The archive currently contains around 1,700 photographs, a figure that will inevitably increase over time. These images vary greatly in content and quality, with “official” and “unofficial” photographs taken by expert and amateur photographers alike. They record both important events in the institution’s history and everyday moments from across the various Iuav sites, including buildings (e.g. Villa Albrizzi in San Trovaso, Preganziol) that are no longer part of the university.
From this priceless resource, a number of themed sub-collections have been put together, each one dedicated to a particular, circumscribed episode and, where possible, designed to present a coherent body of documents. Take the album of 18 images by Giacomelli, for instance, which were recovered from the university’s Technical Office, and which show the interiors of the original San Trovaso site, or the photographs from the archive of Egle Renata Trincanato, all taken during a 1937 study trip to Libya that had been organised by the “Regio Istituto”, as the architecture school was then known.

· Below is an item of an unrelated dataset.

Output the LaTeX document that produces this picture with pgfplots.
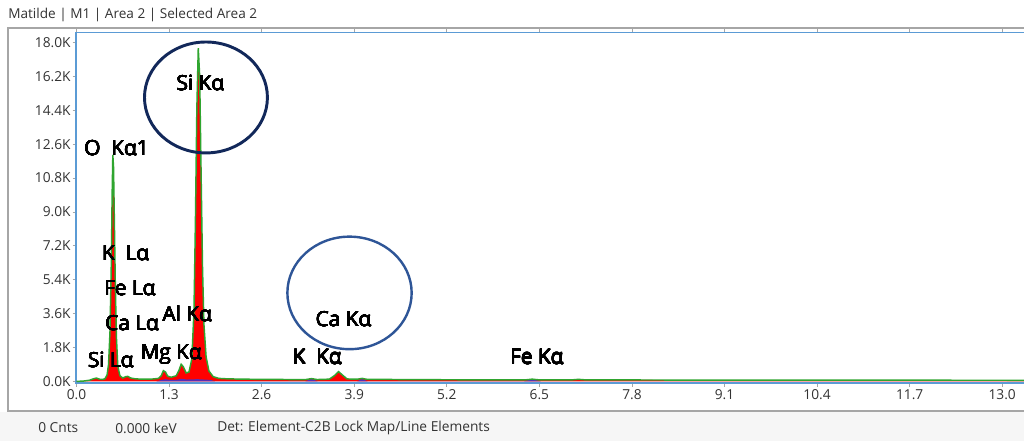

Much like the archive from which it draws its material, this is an open-ended collection that is destined to grow over time with the addition of new sub-collections, each one dedicated to a different chapter in a story that began in 1926 with the issue of a royal decree to institute and finance the Scuola Superiore di Architettura di Venezia, which later became the Regio Istituto and, following the war, the Istituto Universitario di Architettura di Venezia (hence “Iuav”) and eventually the Università Iuav.